Lebih lanjut, ketika Pemimpin Redaksi IDN Times, Uni Lubis menegaskan kembali siapa saja individu yang seharusnya dimintai pertanggung jawabannya terkait peristiwa kerusuhan Mei 1998, Hermawan hanya menyebut jabatan para individu ketika itu. Ia menyebut Pangdam Jaya, Pangkostrad hingga Panglima ABRI.
"Semua lah ketika itu bertanggung jawab. Siapa yang menjabat Pangdam Jaya ketika itu? Siapa yang jadi Pangkostrad? siapa yang jadi Panglima ABRI? Panglima ABRI ketika itu turut menyangkut polisi ya waktu itu. Itu aja semua. Nama-namanya ada semua (di laporan TGPF)," kata Hermawan.
Berdasarkan laporan TGPF, Pangdam Jaya pada 1998 dijabat oleh Mayjen TNI Sjafrie Sjamsoeddin. Kemudian, Panglima ABRI diisi oleh Jenderal TNI Wiranto dan Pangkostrad ketika itu dijabat oleh Letjen TNI Prabowo Subianto.
Ketiga individu itu kini berada di lingkar kekuasaan saat ini. Bahkan, Prabowo kini menjabat sebagai Presiden ke-8 Indonesia. Berikut daftar lengkap individu yang dimintai kesaksiannya oleh tim yang dipimpin oleh Hermawan:
Mayjen TNI Sjafrie Sjamsoeddin (Pangdam Jaya)
Mayjen Pol Hamami Nata (Kapolda Meto Jaya saat terjadi kerusuhan)
Mayjen TNI Sutiyoso (Gubernur DKI Jakarta)
Mayjen TNI Zacky Anwar Makarim (KaBIA)
Mayjen TNI (Mar) Soeharto (Dankomar)
Letjen TNI Prabowo Subianto (Pangkostrad pada saat kerusuhan)

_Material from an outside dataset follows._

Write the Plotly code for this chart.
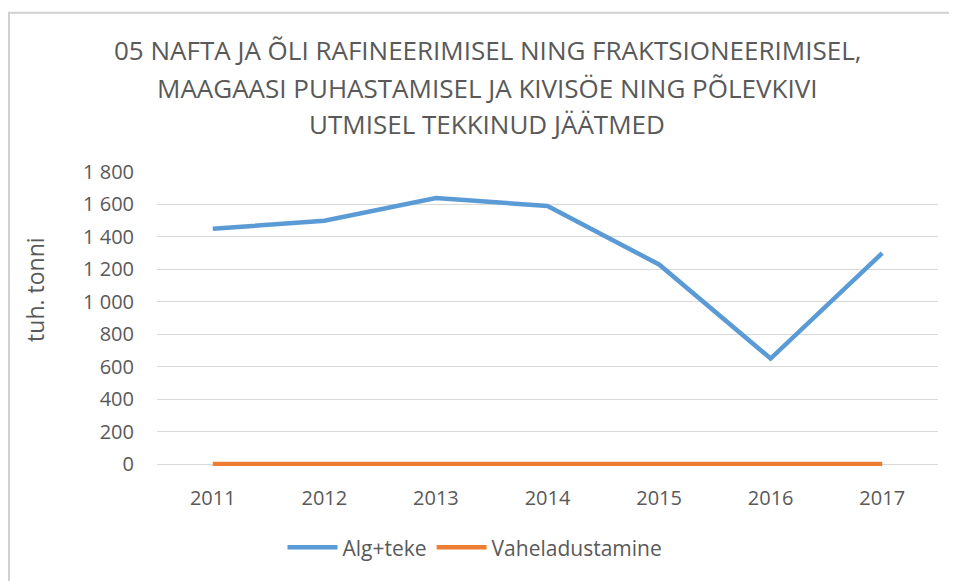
import plotly.graph_objects as go

years = ["2011", "2012", "2013", "2014", "2015", "2016", "2017"]
alg_teke = [1450, 1500, 1640, 1590, 1230, 650, 1300]
vaheladustamine = [0, 0, 0, 0, 0, 0, 0]
series_names = ["Alg+teke", "Vaheladustamine"]
title_lines = [
    "05 NAFTA JA ÕLI RAFINEERIMISEL NING FRAKTSIONEERIMISEL,",
    "MAAGAASI PUHASTAMISEL JA KIVISÖE NING PÕLEVKIVI",
    "UTMISEL TEKKINUD JÄÄTMED",
]
y_ticks = [0, 200, 400, 600, 800, 1000, 1200, 1400, 1600, 1800]
y_title = "tuh. tonni"

OFF = 8  # page body margin
W, H = 957 - OFF, 581 - OFF
Y0, Y1 = -12, 1800
scale = 292.0 / 1800  # px per unit
L, R = 157 - OFF, 938 - OFF
T = 172 - OFF
B = 464.3 - OFF - Y0 * scale
ml, mr, mt, mb = L, W - R, T, H - B
pw, ph = R - L, B - T


def px(x):
    return (x - OFF - L) / pw


def py(y):
    return (B - (y - OFF)) / ph


TXT = "#595959"
BODY = "Open Sans"
TITLEF = "Liberation Sans Narrow, Open Sans"
BORDER = "#D0D0D0"

fig = go.Figure()
fig.add_trace(go.Scatter(x=years, y=alg_teke, name=series_names[0], mode="lines",
                         line=dict(color="#5B9BD5", width=4.5)))
fig.add_trace(go.Scatter(x=years, y=vaheladustamine, name=series_names[1], mode="lines",
                         line=dict(color="#ED7D31", width=4.5)))

annotations = []
for i, (line, yc) in enumerate(zip(title_lines, [50, 88, 124])):
    annotations.append(dict(text=line, x=px(487), y=py(yc), xref="paper", yref="paper",
                            xanchor="center", yanchor="middle", showarrow=False,
                            font=dict(family=TITLEF, size=26, color=TXT)))
annotations.append(dict(text=y_title, x=px(35), y=py(290), xref="paper", yref="paper",
                        xanchor="center", yanchor="middle", showarrow=False, textangle=-90,
                        font=dict(family=BODY, size=23, color=TXT)))

left_x = px(OFF + 1)
top_y = py(12.5)
fig.update_layout(
    width=W, height=H,
    margin=dict(l=ml, r=mr, t=mt, b=mb),
    paper_bgcolor="white", plot_bgcolor="white",
    separators=", ",
    font=dict(family=BODY, color=TXT),
    showlegend=True,
    legend=dict(orientation="h", x=px(475), y=py(548), xanchor="center", yanchor="middle",
                font=dict(family=BODY, size=21, color=TXT), itemwidth=50,
                bgcolor="rgba(0,0,0,0)"),
    annotations=annotations,
    shapes=[
        dict(type="rect", xref="paper", yref="paper", x0=left_x, x1=px(970),
             y0=py(600), y1=top_y, line=dict(color=BORDER, width=2),
             fillcolor="rgba(0,0,0,0)", layer="above"),
    ],
)
fig.update_xaxes(type="category", range=[-0.5, 6.5], showgrid=False, showline=False,
                 zeroline=False, ticks="outside", ticklen=14, tickcolor="rgba(0,0,0,0)",
                 tickfont=dict(family=BODY, size=20, color=TXT))
fig.update_yaxes(range=[Y0, Y1], tickvals=y_ticks, tickformat=",d", showgrid=True,
                 gridcolor="#D9D9D9", gridwidth=1.3, zeroline=False, showline=False,
                 ticks="outside", ticklen=18, tickcolor="rgba(0,0,0,0)",
                 tickfont=dict(family=BODY, size=20, color=TXT))

fig.write_html("out.html", config={"displayModeBar": False})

Fahmi Idris (Tokoh masyarakat)
Brigjen TNI Sudi Silalahi (Kastaf Kodam Jaya)
Kol Inf Tri Tamtomo (Asops Kodam Jaya)
Jenderal TNI Subagyo HS (KASAD)
2. Tidak pernah ada yang diadili dalam peristiwa Mei 1998

Hermawan pun menyebut tidak ada satu pun nama di dalam laporan akhir TGPF itu yang berhasil diseret ke meja hijau. Prabowo pun disidang di Dewan Kehormatan Perwira karena terbukti terlibat dalam penculikan aktivis pro demokrasi pada Mei 1998.

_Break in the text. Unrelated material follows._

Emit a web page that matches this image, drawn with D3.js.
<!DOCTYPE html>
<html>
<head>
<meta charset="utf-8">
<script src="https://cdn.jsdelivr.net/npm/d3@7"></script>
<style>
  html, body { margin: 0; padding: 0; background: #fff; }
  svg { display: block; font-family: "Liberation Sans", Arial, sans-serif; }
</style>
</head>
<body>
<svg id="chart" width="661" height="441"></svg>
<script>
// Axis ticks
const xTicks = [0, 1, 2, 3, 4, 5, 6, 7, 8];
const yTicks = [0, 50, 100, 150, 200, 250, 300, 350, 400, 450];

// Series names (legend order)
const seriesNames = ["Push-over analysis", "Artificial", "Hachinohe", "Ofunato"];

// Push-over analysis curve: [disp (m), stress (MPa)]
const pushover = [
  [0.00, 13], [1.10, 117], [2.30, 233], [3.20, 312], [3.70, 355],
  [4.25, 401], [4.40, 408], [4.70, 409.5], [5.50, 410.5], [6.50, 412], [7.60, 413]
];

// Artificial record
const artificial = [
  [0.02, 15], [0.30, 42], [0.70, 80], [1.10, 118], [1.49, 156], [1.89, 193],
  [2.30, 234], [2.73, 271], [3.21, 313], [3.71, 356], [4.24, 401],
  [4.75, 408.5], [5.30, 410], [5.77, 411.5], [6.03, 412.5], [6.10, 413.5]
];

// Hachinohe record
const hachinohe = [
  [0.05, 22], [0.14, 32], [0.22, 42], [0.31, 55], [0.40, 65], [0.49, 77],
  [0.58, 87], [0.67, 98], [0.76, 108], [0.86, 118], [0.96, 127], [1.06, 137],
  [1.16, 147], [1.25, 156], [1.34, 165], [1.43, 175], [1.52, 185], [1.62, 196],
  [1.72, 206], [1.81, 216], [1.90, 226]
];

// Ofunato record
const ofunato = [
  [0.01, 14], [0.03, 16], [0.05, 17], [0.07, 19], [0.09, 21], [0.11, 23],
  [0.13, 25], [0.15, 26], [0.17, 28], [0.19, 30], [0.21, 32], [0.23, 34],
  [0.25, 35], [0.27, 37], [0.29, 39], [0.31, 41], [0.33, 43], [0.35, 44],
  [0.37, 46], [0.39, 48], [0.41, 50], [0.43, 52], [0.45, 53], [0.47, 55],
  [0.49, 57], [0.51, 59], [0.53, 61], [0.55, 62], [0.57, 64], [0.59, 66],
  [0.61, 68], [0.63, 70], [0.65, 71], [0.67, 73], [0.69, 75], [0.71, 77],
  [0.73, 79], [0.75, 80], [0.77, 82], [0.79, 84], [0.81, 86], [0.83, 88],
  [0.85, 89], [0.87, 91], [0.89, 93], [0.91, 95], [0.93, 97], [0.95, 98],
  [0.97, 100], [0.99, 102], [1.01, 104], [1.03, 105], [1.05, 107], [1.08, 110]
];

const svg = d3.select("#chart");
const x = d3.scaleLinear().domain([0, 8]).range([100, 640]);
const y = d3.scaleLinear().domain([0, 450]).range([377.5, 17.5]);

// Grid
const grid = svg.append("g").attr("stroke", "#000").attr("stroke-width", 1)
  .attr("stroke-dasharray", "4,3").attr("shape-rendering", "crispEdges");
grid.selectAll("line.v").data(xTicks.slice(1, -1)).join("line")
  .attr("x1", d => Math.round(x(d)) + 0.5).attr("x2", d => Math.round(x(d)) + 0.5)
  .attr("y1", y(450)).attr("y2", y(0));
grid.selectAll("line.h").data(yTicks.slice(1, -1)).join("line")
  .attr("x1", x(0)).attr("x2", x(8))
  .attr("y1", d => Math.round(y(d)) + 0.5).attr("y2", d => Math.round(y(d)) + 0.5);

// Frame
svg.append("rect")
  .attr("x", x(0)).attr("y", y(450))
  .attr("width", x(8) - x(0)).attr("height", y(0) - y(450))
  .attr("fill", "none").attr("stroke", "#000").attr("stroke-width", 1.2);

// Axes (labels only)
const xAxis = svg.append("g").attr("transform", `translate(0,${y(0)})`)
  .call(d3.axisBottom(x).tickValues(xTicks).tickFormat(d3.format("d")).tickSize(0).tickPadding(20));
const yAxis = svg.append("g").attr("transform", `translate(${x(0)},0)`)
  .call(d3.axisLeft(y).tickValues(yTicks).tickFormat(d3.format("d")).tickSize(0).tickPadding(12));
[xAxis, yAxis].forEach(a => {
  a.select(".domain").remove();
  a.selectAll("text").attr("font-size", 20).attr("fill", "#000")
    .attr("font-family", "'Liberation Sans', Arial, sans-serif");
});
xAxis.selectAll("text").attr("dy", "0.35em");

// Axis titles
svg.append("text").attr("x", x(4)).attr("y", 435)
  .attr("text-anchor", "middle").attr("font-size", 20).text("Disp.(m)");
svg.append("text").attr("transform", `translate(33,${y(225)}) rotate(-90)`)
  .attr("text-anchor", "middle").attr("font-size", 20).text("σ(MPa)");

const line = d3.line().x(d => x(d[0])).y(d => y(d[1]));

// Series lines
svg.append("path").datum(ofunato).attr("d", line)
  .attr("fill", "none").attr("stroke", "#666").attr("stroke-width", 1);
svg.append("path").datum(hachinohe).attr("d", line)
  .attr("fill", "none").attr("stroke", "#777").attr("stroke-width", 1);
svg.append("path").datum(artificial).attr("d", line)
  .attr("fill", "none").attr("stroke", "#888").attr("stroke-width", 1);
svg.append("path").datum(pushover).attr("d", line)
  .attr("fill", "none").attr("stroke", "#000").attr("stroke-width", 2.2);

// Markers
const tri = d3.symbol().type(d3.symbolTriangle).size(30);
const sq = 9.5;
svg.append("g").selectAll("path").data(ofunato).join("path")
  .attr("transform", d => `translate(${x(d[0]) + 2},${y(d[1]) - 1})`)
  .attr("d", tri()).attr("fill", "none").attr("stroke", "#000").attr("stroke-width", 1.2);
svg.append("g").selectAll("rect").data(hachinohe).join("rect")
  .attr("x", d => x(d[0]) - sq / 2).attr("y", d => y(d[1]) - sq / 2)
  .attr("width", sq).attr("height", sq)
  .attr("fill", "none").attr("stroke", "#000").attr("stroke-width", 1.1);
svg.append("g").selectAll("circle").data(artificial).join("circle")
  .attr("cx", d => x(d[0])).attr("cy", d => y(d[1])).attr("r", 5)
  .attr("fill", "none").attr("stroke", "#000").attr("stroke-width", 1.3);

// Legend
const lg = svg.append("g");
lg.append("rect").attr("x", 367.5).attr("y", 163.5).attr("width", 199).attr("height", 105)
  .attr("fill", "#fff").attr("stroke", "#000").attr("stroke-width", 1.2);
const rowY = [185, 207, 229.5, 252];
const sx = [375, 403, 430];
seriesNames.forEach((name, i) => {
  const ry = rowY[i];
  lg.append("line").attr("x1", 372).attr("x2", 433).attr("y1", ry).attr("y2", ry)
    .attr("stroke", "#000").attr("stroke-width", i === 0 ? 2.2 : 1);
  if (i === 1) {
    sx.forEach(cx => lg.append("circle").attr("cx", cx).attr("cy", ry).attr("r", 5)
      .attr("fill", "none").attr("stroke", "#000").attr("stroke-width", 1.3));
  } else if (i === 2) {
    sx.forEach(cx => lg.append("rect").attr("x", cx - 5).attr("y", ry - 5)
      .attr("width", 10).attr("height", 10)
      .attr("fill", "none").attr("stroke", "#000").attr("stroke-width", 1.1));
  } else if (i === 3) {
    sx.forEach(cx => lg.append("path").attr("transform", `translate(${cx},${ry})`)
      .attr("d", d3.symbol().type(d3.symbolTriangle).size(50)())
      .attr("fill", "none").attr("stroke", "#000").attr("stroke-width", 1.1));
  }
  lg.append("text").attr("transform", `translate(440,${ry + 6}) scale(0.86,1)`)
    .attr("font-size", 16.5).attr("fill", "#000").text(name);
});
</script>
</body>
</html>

"Iya, Prabowo disidang dalam konteks penculikan (aktivis) bukan (kerusuhan) Mei 1998," kata Hermawan.
Ia menambahkan muara peristiwa Mei 1998 adalah mantan Presiden Soeharto. Namun, ketika itu tidak ada yang berani secara terang-terangan menyebut Soeharto.

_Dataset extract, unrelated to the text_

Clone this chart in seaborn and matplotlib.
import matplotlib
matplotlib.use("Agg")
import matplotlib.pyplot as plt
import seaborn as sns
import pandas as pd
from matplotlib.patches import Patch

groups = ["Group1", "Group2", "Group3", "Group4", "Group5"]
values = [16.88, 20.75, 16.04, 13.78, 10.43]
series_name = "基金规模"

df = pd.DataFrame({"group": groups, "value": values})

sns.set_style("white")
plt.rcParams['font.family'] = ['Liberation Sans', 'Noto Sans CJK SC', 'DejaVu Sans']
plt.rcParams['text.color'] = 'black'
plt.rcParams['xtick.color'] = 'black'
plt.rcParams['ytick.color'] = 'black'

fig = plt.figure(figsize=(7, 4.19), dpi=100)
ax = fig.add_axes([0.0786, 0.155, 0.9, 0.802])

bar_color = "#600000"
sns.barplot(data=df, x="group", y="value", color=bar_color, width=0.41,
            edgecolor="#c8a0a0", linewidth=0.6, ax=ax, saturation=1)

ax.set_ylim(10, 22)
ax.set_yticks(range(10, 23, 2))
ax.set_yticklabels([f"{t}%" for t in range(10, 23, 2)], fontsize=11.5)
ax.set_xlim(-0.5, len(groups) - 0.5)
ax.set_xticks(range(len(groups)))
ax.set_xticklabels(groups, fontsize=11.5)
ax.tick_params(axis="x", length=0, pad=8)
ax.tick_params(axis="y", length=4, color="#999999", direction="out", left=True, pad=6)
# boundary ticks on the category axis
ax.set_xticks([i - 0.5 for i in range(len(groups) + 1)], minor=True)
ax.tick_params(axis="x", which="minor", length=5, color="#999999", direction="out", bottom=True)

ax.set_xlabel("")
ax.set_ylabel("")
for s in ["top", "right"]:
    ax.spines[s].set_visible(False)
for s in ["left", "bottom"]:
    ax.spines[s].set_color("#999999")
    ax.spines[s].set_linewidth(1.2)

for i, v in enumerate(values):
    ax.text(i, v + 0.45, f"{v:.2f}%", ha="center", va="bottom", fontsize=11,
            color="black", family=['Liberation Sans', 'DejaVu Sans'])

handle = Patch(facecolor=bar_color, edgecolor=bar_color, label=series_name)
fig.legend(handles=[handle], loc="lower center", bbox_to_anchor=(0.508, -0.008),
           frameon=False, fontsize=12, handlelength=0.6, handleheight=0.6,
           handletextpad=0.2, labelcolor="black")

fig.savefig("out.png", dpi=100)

"Karena kan semua orang utang budi sama Pak Harto. Ada yang dijadikan Panglima, dijadikan Pangdam, dan segala macam. Jadi, mereka semua (memegang prinsip) mikul duwur mendem jero. Jadi, mendem," tutur dia.
3. Presiden ke-3 BJ Habibie ikut berutang budi ke Soeharto

Hermawan pun menyayangkan proses peradilan bagi mantan Presiden Soeharto tidak pernah terwujud. Padahal, ruang persidangannya sudah disiapkan di Kementerian Pertanian. Tetapi, presiden ketika itu, BJ Habibie mencegah agar Soeharto tidak diadili atas tindak kejahatannya selama 32 tahun memimpin.
"Termasuk BJ Habibie kan utang budi kepada Pak Soeharto," kata Hermawan.
Ia juga mengamini pernyataan Uni Lubis soal laporan investigasi yang pernah dilakukannya ketika mengungkap kebocoran pembicaraan telepon antara Presiden ke-3 BJ Habibie dengan mantan Jaksa Agung, Muhammad Andi Ghalib. Habibie ketika itu terungkap meminta kepada Jagung Ghalib agar persidangan terkait kasus korupsi Soeharto tidak dibuka.
"Betul, sampai sekarang Presiden Soeharto tidak pernah diadili. Alasannya pun aneh, sakit. Kondisi sakitnya pun berlangsung selama 9 tahun. Masak sakit gak pernah ada sembuhnya? Apalagi penyakitnya bukan tipikal penyakit permanen yang gak bisa disembuhkan," tutur dia.